- Philip Crowley, c.1950
- Born: 20 May 1903 Lewisham, Kent, UK
- Died: 10 February 1977 (aged 73) Beaconsfield, Berkshire, UK
- Occupations: Business, Printing, Politician
- Spouse: Ruth Russell Graham
- Children: Peter Crowley, David Crowley, Mary Crowley
- Parent(s): James Lewis Crowley and Kate Nind Crowley

= Philip Crowley (businessman) =

Philip Lewis Crowley, A.C.I.S. (20 May 1903 – 10 February 1977) was a prominent Slough businessman and politician from the 1940s until his retirement in 1968. He was the managing director for Intertype Ltd., a leading producer of typesetting machines in the United Kingdom from World War II through until the late 1980s. During his life in Slough, he was an alderman for the Conservative Party, and during his later life, he was often encouraged to stand to be an M.P., but refused on the grounds that he could not successfully run a company and be a member of parliament. He reached the post of chairman of the Eton and Slough Conservative Association, a post he held for nearly ten years until his retirement from politics in 1954.

==Early years==
Philip Crowley was born in Lewisham in the suburbs of South London to the already elderly Victorian stockbroker, James Lewis Crowley, and his second wife Kate Nind Ward. When Philip was born in 1903, his father was already 67 and had fathered four by his first marriage, all of whom were older than Kate Ward, who was 37 years his junior.

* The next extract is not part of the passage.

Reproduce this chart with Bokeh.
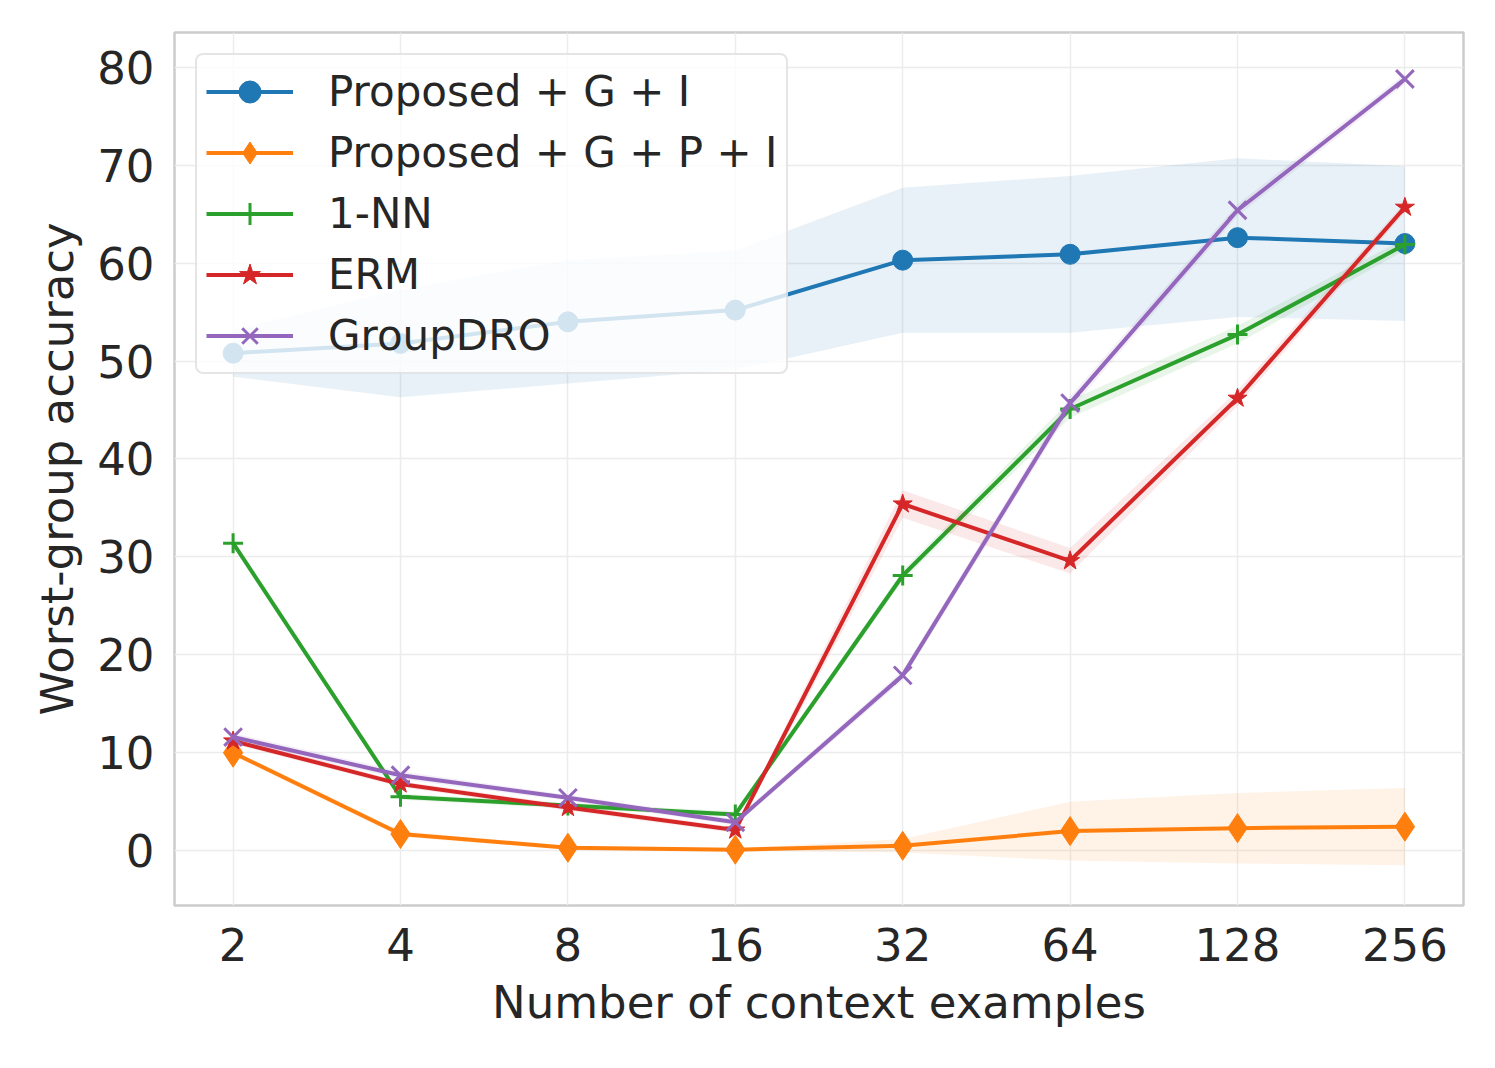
import numpy as np
from bokeh.plotting import figure
from bokeh.models import Range1d, FixedTicker, Legend, LegendItem
from bokeh.embed import file_html
from bokeh.resources import INLINE

n_examples = [2, 4, 8, 16, 32, 64, 128, 256]

gi_mean = [50.8, 51.8, 54.0, 55.2, 60.3, 60.9, 62.6, 62.0]
gi_std = [2.4, 5.5, 6.3, 6.1, 7.4, 8.0, 8.1, 7.9]

gpi_mean = [10.0, 1.7, 0.3, 0.1, 0.5, 2.0, 2.3, 2.45]
gpi_std = [0.3, 0.3, 0.2, 0.1, 0.7, 3.0, 3.6, 3.95]

nn_mean = [31.4, 5.5, 4.6, 3.7, 28.1, 45.1, 52.7, 61.9]
nn_std = [0.3, 0.3, 0.3, 0.3, 0.5, 0.9, 0.9, 0.6]

erm_mean = [11.2, 6.8, 4.4, 2.1, 35.4, 29.6, 46.2, 65.7]
erm_std = [0.3, 0.3, 0.3, 0.3, 1.4, 1.3, 0.8, 0.5]

dro_mean = [11.6, 7.7, 5.4, 2.9, 17.9, 45.7, 65.4, 78.8]
dro_std = [0.4, 0.4, 0.3, 0.3, 0.5, 0.7, 0.6, 0.5]

series = [
    ("Proposed + G + I", gi_mean, gi_std, "#1f77b4", "circle", 20),
    ("Proposed + G + P + I", gpi_mean, gpi_std, "#ff7f0e", "diamond", 29),
    ("1-NN", nn_mean, nn_std, "#2ca02c", "cross", 20),
    ("ERM", erm_mean, erm_std, "#d62728", "star", 20),
    ("GroupDRO", dro_mean, dro_std, "#9467bd", "x", 25),
]

TXT = "#262626"
FONT = "DejaVu Sans"

x = np.log2(np.array(n_examples, dtype=float))

p = figure(width=1479, height=1052, output_backend="svg", toolbar_location=None,
           x_range=Range1d(0.65, 8.35), y_range=Range1d(-5.6, 83.55),
           min_border_left=174, min_border_right=16, min_border_top=32,
           min_border_bottom=147)
p.background_fill_color = "white"
p.border_fill_color = "white"
p.outline_line_color = "#cccccc"
p.outline_line_width = 2.5

p.xaxis.ticker = FixedTicker(ticks=list(x))
p.xaxis.major_label_overrides = {float(v): str(n) for v, n in zip(x, n_examples)}
p.yaxis.ticker = FixedTicker(ticks=[0, 10, 20, 30, 40, 50, 60, 70, 80])
p.xaxis.axis_label = "Number of context examples"
p.yaxis.axis_label = "Worst-group accuracy"

for ax in (p.xaxis[0], p.yaxis[0]):
    ax.axis_line_color = None
    ax.major_tick_line_color = None
    ax.minor_tick_line_color = None
    ax.major_tick_out = 0
    ax.major_tick_in = 0
    ax.major_label_text_font = FONT
    ax.major_label_text_font_size = "45px"
    ax.major_label_text_color = TXT
    ax.axis_label_text_font = FONT
    ax.axis_label_text_font_size = "45px"
    ax.axis_label_text_color = TXT
    ax.axis_label_text_font_style = "normal"

p.xaxis.major_label_standoff = 22
p.xaxis.axis_label_standoff = 12
p.yaxis.major_label_standoff = 20
p.yaxis.axis_label_standoff = 10

p.xgrid.grid_line_color = "#ececec"
p.ygrid.grid_line_color = "#ececec"
p.xgrid.grid_line_width = 1.5
p.ygrid.grid_line_width = 1.5

items = []
for name, mean, std, color, marker, size in series:
    m = np.array(mean)
    s = np.array(std)
    p.varea(x=x, y1=m - s, y2=m + s, fill_color=color, fill_alpha=0.1)
    ln = p.line(x, m, line_color=color, line_width=4)
    if marker in ("cross", "x"):
        sc = p.scatter(x, m, marker=marker, size=size, line_color=color,
                       line_width=3)
    else:
        sc = p.scatter(x, m, marker=marker, size=size, fill_color=color,
                       line_color=color, line_width=1)
    items.append(LegendItem(label=name, renderers=[ln, sc]))

legend = Legend(items=items, location="top_left")
legend.margin = 21
legend.padding = 9
legend.spacing = 6
legend.glyph_width = 87
legend.glyph_height = 55
legend.label_height = 55
legend.label_standoff = 35
legend.label_text_font = FONT
legend.label_text_font_size = "42px"
legend.label_text_color = TXT
legend.background_fill_color = "white"
legend.background_fill_alpha = 0.8
legend.border_line_color = "#cccccc"
legend.border_line_width = 2.5
try:
    legend.border_radius = 8
except Exception:
    pass
p.add_layout(legend, "center")

open("out.html", "w").write(file_html(p, INLINE))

James Crowley's first wife, Isabel Crowley (née Crowley) was his second cousin, and ironically, his eldest son, Edward, also married his second cousin. Isabel died in 1901, and James remarried the next year

===Marriage===
Philip Crowley met his wife, Ruth Graham, in 1924 and they married in 1925. Their first child, Peter, was born in 1926. The couple had another son, David, in 1932 and a daughter, Mary, in 1935.

==Work at Intertype==

===Accountant===
After nine years at an accountancy firm, Crowley answered a job advertisement to become an accounts clerk at Intertype. Then merely the daughter firm of an American selling agency, Intertype comprised three rooms in King's Cross.

===Secretary===
After one year as the accounts clerk, Crowley was promoted by the new M.D. to be the company's secretary. During this time, Intertype began to expand, now employing over 500 workers. In 1950, Crowley was promoted again, to director, and then again to managing director on 1 January 1952.

===Managing director===
Crowley was considered both a kind and proficient boss at Intertype, and the company enjoyed considerable success during his period of management, selling Intertype typesetting machines to almost every major newspaper that operated in the southern half of Britain during that time.